Thank you, I did understand you the first time. As I wrote previously, every review and characterization of the 2015 Macbook that I have seen, places its functionality somewhere between an iPad and a Macbook Air.

Based on a few minutes of web browsing, typing my name over and over in a Pages document, and poking through Numbers, it seems like it’s up to the tasks for which it is clearly meant. It’s not for gaming, it’s probably not for editing video, but it does the basics really well. http://www.wired.com/2015/03/new-macbook-hands-on/
Indeed thanks to its use of a new Intel Core M processor it will actually be slower than the MacBook Air too. Instead performance will be more in line with a MacBook Air of three or four years ago - that's the compromise of a thinner, lighter, passively cooled machine.

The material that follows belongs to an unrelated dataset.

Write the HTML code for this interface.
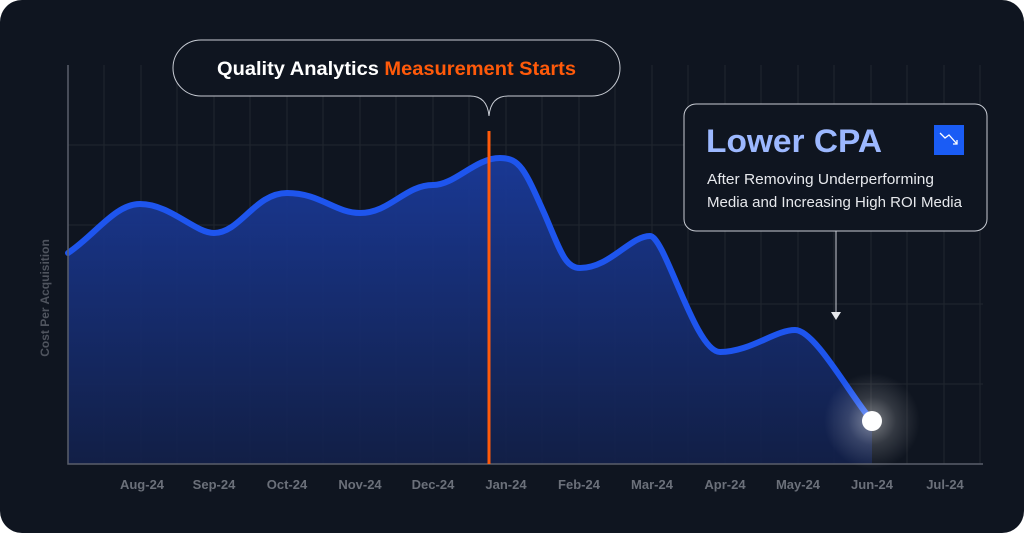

Read more at http://www.trustedreviews.com/12-inch-macbook-2015-review#mXvkrP2l9uZIgx1R.99

Apple has shifted from Intel’s Core U-class processors in the Air to their Core-M (Y-class) processor in the MacBook. Intel’s lowest power Core processor design to date, Core-M is intended to be used in tablets and up, further driving the point that the MacBook is a tablet Mac in laptop form factor. http://www.anandtech.com/show/9076/apple-macbook-2015-handson

You have convinced yourself that it will run professional applications, that's perfectly fine with me. Good luck to anyone who decides to go in that direction.